Here all possible direct accesses to the write pointer are contained
within a page of code, and the invariant clearly documents what we can
expect for its value. So we can add a `BOUNDS:` statement to the
initialization of `ptr` invoking that invariant to justify that the
access will always be within bounds.

Another problem with `ptr` is that we create a mutable pointer over the
whole memory area shared with the GSP, and then write into it after more
casts and pointer arithmetic. How do we convince the reader that the GSP
cannot possibly be accessing the memory we are writing into at the same
time? I mean, after careful review I don't think the current code does,
but how do we demonstrate this simply?

Here again we need to rely on smaller, simple methods and precise
invariants.

The ring buffer of a queue is always split into two parts at any time:
one that is owned by the driver (for read or write access depending on
the type of the queue), and another one by the GSP. These areas are
delimited by the read and write pointers. In the case of the tx queue,
the driver has write-only access over the region is owns, and the GSP
can only grow that region by moving its own read pointer - so any
driver-owned region that we acquire cannot suddenly become invalid due
to GSP action.

So our first building block should be a method (of `GspMem`?) that
returns two mutable slices, covering the area of the TX ring buffer
currently owned by the driver. This method can rely on that invariant to
satisfy the safety requirement of `CoherentAllocation::as_slice_mut`
that no device access is taking place at the same time; that way, it
can confidently return clean mutable slices for the callers to use as
they want, and that should be the only unsafe statement needed to send a
message.

Callers can then check the available space on these slices, call
`slice::split_at_mut` and `FromBytes::from_bytes_mut` to split the slice
further and cast it to the header or command type they need, all that
without unsafe operations. And all made possible because we confined the
only unsafe operation to a small method which safety is easy to verify.

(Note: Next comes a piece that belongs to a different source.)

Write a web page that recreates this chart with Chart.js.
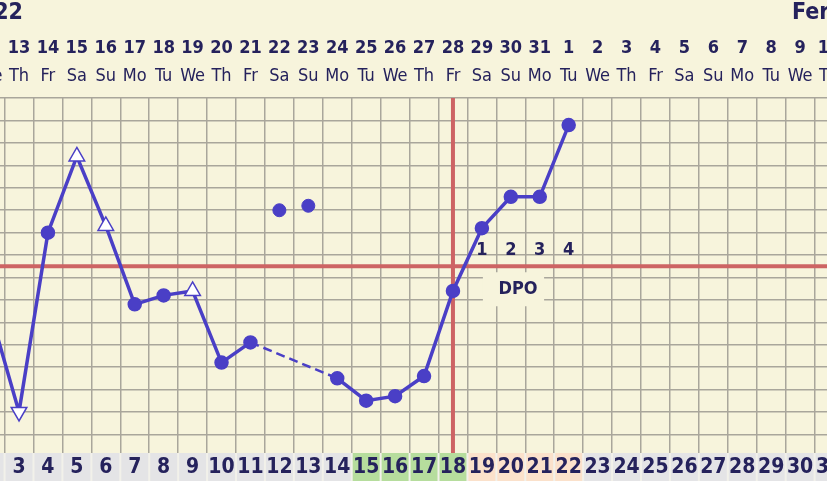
<!DOCTYPE html>
<html>
<head>
<meta charset="utf-8">
<script src="https://cdn.jsdelivr.net/npm/chart.js@4.4.1/dist/chart.umd.min.js"></script>
<style>
  html, body { margin: 0; padding: 0; background: #f7f4dc; }
  #wrap { width: 827px; height: 481px; }
</style>
</head>
<body>
<div id="wrap"><canvas id="bbtChart" width="827" height="481"></canvas></div>
<script>
// cycle days 2..31 (Jan 12 - Feb 10, 2022)
const cycleDays = [2, 3, 4, 5, 6, 7, 8, 9, 10, 11, 12, 13, 14, 15, 16, 17, 18, 19, 20, 21, 22, 23, 24, 25, 26, 27, 28, 29, 30, 31];
const dateLabels = ["12", "13", "14", "15", "16", "17", "18", "19", "20", "21", "22", "23", "24", "25", "26", "27", "28", "29", "30", "31", "1", "2", "3", "4", "5", "6", "7", "8", "9", "10"];
const weekdays = ["We", "Th", "Fr", "Sa", "Su", "Mo", "Tu", "We", "Th", "Fr", "Sa", "Su", "Mo", "Tu", "We", "Th", "Fr", "Sa", "Su", "Mo", "Tu", "We", "Th", "Fr", "Sa", "Su", "Mo", "Tu", "We", "Th"];

// temps for cycle days 2..22 (null = left out of the line)
const temps = [97.55, 97.10, 97.90, 98.24, 97.93, 97.58, 97.62, 97.64, 97.32, 97.41, null, null, 97.25, 97.15, 97.17, 97.26, 97.64, 97.92, 98.06, 98.06, 98.38];
const discardedDays = [12, 13];
const discardedTemps = [98.00, 98.02];
const triangleUpDays = [5, 6, 9];
const triangleDownDays = [3];

const fertileDays = [15, 16, 17, 18];
const dpoDays = [19, 20, 21, 22];
const dpoLabels = ["1", "2", "3", "4"];
const coverline = 97.75;
const ovulationDay = 18;
const monthLeft = "2022";
const monthRight = "Fer";

const CREAM = "#f7f4dc";
const GRID = "#a9a69b";
const BLUE = "#4a3fc6";
const RED = "#cd6464";
const NAVY = "#25225c";

const tempPoints = temps.map((t, i) => ({ x: cycleDays[i], y: t }));
const pointStyles = temps.map((_, i) => {
  const d = cycleDays[i];
  return triangleUpDays.includes(d) || triangleDownDays.includes(d) ? "triangle" : "circle";
});
const pointRotations = temps.map((_, i) => (triangleDownDays.includes(cycleDays[i]) ? 180 : 0));
const pointRadii = pointStyles.map((s) => (s === "triangle" ? 9 : 6.5));
const pointFills = pointStyles.map((s) => (s === "triangle" ? "#ffffff" : BLUE));

// segment that bridges skipped (null) temps gets dashed
const isGap = (c) => temps[c.p0DataIndex] === null;

const chartDecor = {
  id: "chartDecor",
  beforeDraw(chart) {
    const { ctx, width, height } = chart;
    ctx.save();
    ctx.fillStyle = CREAM;
    ctx.fillRect(0, 0, width, height);
    ctx.restore();
  },
  beforeDatasetsDraw(chart) {
    const { ctx, chartArea, scales: { x, y } } = chart;
    ctx.save();
    ctx.strokeStyle = RED;
    ctx.lineWidth = 4;
    const cy = y.getPixelForValue(coverline);
    ctx.beginPath();
    ctx.moveTo(chartArea.left, cy);
    ctx.lineTo(chartArea.right, cy);
    ctx.stroke();
    const ox = x.getPixelForValue(ovulationDay);
    ctx.beginPath();
    ctx.moveTo(ox, chartArea.top);
    ctx.lineTo(ox, chartArea.bottom);
    ctx.stroke();

    // DPO box + numbers
    const bx0 = x.getPixelForValue(dpoDays[0]) + 1;
    const bx1 = x.getPixelForValue(dpoDays[2] + 0.15);
    ctx.fillStyle = CREAM;
    ctx.fillRect(bx0, cy + 6, bx1 - bx0, 34);
    ctx.fillStyle = NAVY;
    ctx.textAlign = "center";
    ctx.textBaseline = "middle";
    ctx.font = "bold 18px 'DejaVu Sans Condensed', 'DejaVu Sans'";
    ctx.fillText("DPO", x.getPixelForValue(dpoDays[1] + 0.25), cy + 23);
    dpoDays.forEach((d, i) => {
      ctx.fillText(dpoLabels[i], x.getPixelForValue(d), cy - 16);
    });
    ctx.restore();
  },
  afterDraw(chart) {
    const { ctx, chartArea, height, width, scales: { x } } = chart;
    ctx.save();
    ctx.fillStyle = NAVY;
    ctx.textBaseline = "middle";

    // month / year
    ctx.font = "bold 23px 'DejaVu Sans Condensed', 'DejaVu Sans'";
    ctx.textAlign = "right";
    ctx.fillText(monthLeft, 23, 13);
    ctx.textAlign = "left";
    ctx.fillText(monthRight, 792, 13);

    ctx.textAlign = "center";
    cycleDays.forEach((d, i) => {
      const cx = x.getPixelForValue(d);
      ctx.font = "bold 18px 'DejaVu Sans Condensed', 'DejaVu Sans'";
      ctx.fillText(dateLabels[i], cx, 48);
      ctx.font = "18px 'DejaVu Sans Condensed', 'DejaVu Sans'";
      ctx.fillText(weekdays[i], cx, 76);
    });

    // cycle day band
    const top = chartArea.bottom;
    const w = x.getPixelForValue(1) - x.getPixelForValue(0);
    ctx.fillStyle = "#f2f1ea";
    ctx.fillRect(0, top, width, height - top);
    cycleDays.forEach((d) => {
      const cx = x.getPixelForValue(d);
      let fill = "#e4e4e6";
      if (fertileDays.includes(d)) fill = "#b6dd9d";
      else if (dpoDays.includes(d)) fill = "#fbe1cb";
      ctx.fillStyle = fill;
      ctx.fillRect(cx - w / 2 + 1, top, w - 2, height - top);
      ctx.fillStyle = NAVY;
      ctx.font = "bold 21px 'DejaVu Sans Condensed', 'DejaVu Sans'";
      ctx.fillText(String(d), cx, top + 15);
    });
    ctx.restore();
  },
};

new Chart(document.getElementById("bbtChart"), {
  type: "line",
  data: {
    datasets: [
      {
        data: tempPoints,
        spanGaps: true,
        borderColor: BLUE,
        borderWidth: 3.5,
        tension: 0,
        segment: {
          borderDash: (c) => (isGap(c) ? [9, 5] : undefined),
          borderWidth: (c) => (isGap(c) ? 2.5 : undefined),
        },
        pointStyle: pointStyles,
        pointRotation: pointRotations,
        pointRadius: pointRadii,
        pointBackgroundColor: pointFills,
        pointBorderColor: BLUE,
        pointBorderWidth: 1.5,
      },
      {
        data: discardedDays.map((d, i) => ({ x: d, y: discardedTemps[i] })),
        showLine: false,
        pointStyle: "circle",
        pointRadius: 6.5,
        pointBackgroundColor: BLUE,
        pointBorderColor: BLUE,
        pointBorderWidth: 1,
      },
    ],
  },
  options: {
    responsive: false,
    animation: false,
    layout: { autoPadding: false, padding: { top: 98, bottom: 28, left: 0, right: 0 } },
    scales: {
      x: {
        type: "linear",
        min: 2.343,
        max: 30.929,
        afterBuildTicks: (scale) => {
          scale.ticks = [];
          for (let v = 2.5; v <= 30.5; v += 1) scale.ticks.push({ value: v });
        },
        ticks: { display: false },
        grid: { color: GRID, lineWidth: 1.5, drawTicks: false },
        border: { display: false },
      },
      y: {
        min: 96.9165,
        max: 98.501,
        afterBuildTicks: (scale) => {
          scale.ticks = [];
          for (let i = 0; i <= 15; i++) scale.ticks.push({ value: 97 + i * 0.1 });
        },
        ticks: { display: false },
        grid: { color: GRID, lineWidth: 1.5, drawTicks: false },
        border: { display: false },
      },
    },
    plugins: {
      legend: { display: false },
      tooltip: { enabled: false },
    },
  },
  plugins: [chartDecor],
});
</script>
</body>
</html>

I'll stop here for now as that's already quite a bit of work. :) But
these are the essential points to fix, basically reducing the number of
unsafe statements and building our safety context from small, easy to
verify methods. Most types declared in `cmdq` should have at least an
`impl` block defining their interface in simple terms, rather that
having their fields manipulated by the types that contain them.